GIVEN EXERCISE -
Transcribe the listing below from its opening line up to and including the line that contains "const y = d3.scaleLinear().domain([0, 14]).range([height"; reproduce nothing else.

DATASET CONTENT -
○ ○ ○ ○
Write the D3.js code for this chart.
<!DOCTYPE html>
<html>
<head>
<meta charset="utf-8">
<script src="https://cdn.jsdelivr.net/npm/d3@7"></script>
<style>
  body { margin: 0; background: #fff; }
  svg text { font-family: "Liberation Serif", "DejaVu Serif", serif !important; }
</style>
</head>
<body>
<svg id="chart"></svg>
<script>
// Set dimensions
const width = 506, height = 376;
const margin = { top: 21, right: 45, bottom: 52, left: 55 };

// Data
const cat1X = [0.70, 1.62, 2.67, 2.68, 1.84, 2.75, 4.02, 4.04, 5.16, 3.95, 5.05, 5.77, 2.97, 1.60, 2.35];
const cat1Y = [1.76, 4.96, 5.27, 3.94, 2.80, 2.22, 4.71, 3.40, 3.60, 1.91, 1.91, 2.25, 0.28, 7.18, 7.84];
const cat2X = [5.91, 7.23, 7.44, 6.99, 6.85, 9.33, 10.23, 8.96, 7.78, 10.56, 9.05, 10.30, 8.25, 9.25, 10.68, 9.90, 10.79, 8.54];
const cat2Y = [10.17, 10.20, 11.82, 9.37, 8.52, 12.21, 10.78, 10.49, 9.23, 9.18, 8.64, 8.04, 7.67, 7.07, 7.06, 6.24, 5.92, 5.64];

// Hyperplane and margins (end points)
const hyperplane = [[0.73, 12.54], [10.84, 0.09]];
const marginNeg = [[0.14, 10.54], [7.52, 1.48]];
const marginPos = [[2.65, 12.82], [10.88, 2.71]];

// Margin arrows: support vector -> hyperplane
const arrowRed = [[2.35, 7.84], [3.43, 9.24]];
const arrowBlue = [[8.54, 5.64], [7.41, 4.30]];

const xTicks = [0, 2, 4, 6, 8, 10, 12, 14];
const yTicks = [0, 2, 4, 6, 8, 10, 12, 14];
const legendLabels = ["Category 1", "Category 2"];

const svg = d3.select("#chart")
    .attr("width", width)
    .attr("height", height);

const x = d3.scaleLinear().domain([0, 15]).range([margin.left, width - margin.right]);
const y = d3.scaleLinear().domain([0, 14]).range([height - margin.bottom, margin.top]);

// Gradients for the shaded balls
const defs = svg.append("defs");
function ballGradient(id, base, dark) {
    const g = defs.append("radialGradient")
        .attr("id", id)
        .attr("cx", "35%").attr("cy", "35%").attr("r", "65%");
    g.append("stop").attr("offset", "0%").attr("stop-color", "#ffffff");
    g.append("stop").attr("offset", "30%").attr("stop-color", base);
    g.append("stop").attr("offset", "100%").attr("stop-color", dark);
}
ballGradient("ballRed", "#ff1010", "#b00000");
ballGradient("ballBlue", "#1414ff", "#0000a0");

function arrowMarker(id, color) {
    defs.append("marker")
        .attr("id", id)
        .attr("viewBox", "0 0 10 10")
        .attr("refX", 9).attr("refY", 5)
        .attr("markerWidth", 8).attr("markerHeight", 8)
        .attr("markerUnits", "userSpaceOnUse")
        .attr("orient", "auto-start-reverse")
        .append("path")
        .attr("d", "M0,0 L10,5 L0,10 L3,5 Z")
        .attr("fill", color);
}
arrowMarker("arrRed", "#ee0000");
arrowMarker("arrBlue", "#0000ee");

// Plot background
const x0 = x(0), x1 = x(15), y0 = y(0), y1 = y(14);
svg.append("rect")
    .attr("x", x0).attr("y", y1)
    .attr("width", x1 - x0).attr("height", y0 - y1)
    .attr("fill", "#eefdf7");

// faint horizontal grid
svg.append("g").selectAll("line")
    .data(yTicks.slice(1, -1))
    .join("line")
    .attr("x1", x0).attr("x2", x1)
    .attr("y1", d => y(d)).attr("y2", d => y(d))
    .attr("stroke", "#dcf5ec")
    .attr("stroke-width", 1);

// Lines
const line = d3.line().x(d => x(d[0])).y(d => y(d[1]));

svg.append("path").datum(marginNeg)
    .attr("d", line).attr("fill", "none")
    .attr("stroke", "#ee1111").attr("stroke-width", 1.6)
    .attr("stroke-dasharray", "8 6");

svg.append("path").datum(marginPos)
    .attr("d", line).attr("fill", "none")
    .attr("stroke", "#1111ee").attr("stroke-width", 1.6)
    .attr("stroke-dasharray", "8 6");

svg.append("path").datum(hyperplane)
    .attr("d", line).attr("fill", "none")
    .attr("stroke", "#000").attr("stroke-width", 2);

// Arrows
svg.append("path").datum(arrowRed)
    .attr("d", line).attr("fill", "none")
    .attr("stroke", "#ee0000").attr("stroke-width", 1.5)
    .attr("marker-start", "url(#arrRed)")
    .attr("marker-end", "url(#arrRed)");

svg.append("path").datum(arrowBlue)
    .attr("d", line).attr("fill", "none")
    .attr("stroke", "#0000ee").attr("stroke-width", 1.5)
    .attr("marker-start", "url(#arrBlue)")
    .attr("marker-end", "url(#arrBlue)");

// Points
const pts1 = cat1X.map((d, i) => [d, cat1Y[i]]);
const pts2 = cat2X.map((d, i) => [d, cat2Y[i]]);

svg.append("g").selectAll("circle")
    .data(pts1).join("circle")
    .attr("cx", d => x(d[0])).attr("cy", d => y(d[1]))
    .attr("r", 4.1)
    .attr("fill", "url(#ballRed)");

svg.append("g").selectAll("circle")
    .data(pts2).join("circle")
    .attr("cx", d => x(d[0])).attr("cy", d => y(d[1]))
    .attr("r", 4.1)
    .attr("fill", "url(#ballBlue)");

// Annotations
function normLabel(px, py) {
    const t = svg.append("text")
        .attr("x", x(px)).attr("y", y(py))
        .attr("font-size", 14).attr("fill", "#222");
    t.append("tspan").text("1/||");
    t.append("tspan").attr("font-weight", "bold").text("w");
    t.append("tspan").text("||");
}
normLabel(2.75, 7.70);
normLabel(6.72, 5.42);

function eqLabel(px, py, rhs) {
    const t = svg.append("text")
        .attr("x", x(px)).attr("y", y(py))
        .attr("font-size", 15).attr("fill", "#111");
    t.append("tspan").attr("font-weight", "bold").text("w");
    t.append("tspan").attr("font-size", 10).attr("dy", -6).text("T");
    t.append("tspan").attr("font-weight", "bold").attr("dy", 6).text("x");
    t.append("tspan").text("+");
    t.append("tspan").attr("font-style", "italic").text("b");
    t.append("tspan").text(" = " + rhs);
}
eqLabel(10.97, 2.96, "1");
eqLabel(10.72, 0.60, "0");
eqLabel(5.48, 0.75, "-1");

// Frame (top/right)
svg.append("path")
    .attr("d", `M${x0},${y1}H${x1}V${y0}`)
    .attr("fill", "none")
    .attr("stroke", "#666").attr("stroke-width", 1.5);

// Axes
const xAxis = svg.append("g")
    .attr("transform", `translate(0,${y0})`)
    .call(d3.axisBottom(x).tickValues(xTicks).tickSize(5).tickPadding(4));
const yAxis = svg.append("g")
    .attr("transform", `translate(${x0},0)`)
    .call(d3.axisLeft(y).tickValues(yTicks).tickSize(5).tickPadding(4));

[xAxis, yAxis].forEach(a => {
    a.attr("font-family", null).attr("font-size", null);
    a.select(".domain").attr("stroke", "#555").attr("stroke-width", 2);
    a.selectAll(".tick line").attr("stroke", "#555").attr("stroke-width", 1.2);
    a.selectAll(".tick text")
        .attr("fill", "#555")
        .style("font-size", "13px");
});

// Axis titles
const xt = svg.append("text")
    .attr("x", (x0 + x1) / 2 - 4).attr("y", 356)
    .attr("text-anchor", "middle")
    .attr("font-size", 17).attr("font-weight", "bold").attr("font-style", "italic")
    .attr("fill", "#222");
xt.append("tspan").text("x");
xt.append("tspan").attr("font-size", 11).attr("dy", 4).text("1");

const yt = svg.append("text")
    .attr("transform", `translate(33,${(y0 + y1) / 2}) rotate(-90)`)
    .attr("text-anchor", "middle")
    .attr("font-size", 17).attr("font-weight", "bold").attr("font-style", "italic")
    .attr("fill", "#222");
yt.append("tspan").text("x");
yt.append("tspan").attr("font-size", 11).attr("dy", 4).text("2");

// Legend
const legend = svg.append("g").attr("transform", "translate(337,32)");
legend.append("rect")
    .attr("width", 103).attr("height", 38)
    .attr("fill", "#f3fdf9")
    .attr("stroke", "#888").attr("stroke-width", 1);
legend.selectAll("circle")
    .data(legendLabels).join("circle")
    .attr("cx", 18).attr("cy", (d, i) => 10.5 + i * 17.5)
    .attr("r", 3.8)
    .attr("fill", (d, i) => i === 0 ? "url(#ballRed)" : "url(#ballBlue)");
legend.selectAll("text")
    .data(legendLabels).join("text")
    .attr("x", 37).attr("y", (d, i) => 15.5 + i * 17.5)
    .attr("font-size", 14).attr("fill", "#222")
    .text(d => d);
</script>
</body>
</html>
○ ○ ○ ○
FINAL RESULT -
Write the D3.js code for this chart.
<!DOCTYPE html>
<html>
<head>
<meta charset="utf-8">
<script src="https://cdn.jsdelivr.net/npm/d3@7"></script>
<style>
  body { margin: 0; background: #fff; }
  svg text { font-family: "Liberation Serif", "DejaVu Serif", serif !important; }
</style>
</head>
<body>
<svg id="chart"></svg>
<script>
// Set dimensions
const width = 506, height = 376;
const margin = { top: 21, right: 45, bottom: 52, left: 55 };

// Data
const cat1X = [0.70, 1.62, 2.67, 2.68, 1.84, 2.75, 4.02, 4.04, 5.16, 3.95, 5.05, 5.77, 2.97, 1.60, 2.35];
const cat1Y = [1.76, 4.96, 5.27, 3.94, 2.80, 2.22, 4.71, 3.40, 3.60, 1.91, 1.91, 2.25, 0.28, 7.18, 7.84];
const cat2X = [5.91, 7.23, 7.44, 6.99, 6.85, 9.33, 10.23, 8.96, 7.78, 10.56, 9.05, 10.30, 8.25, 9.25, 10.68, 9.90, 10.79, 8.54];
const cat2Y = [10.17, 10.20, 11.82, 9.37, 8.52, 12.21, 10.78, 10.49, 9.23, 9.18, 8.64, 8.04, 7.67, 7.07, 7.06, 6.24, 5.92, 5.64];

// Hyperplane and margins (end points)
const hyperplane = [[0.73, 12.54], [10.84, 0.09]];
const marginNeg = [[0.14, 10.54], [7.52, 1.48]];
const marginPos = [[2.65, 12.82], [10.88, 2.71]];

// Margin arrows: support vector -> hyperplane
const arrowRed = [[2.35, 7.84], [3.43, 9.24]];
const arrowBlue = [[8.54, 5.64], [7.41, 4.30]];

const xTicks = [0, 2, 4, 6, 8, 10, 12, 14];
const yTicks = [0, 2, 4, 6, 8, 10, 12, 14];
const legendLabels = ["Category 1", "Category 2"];

const svg = d3.select("#chart")
    .attr("width", width)
    .attr("height", height);

const x = d3.scaleLinear().domain([0, 15]).range([margin.left, width - margin.right]);
const y = d3.scaleLinear().domain([0, 14]).range([height - margin.bottom, margin.top]);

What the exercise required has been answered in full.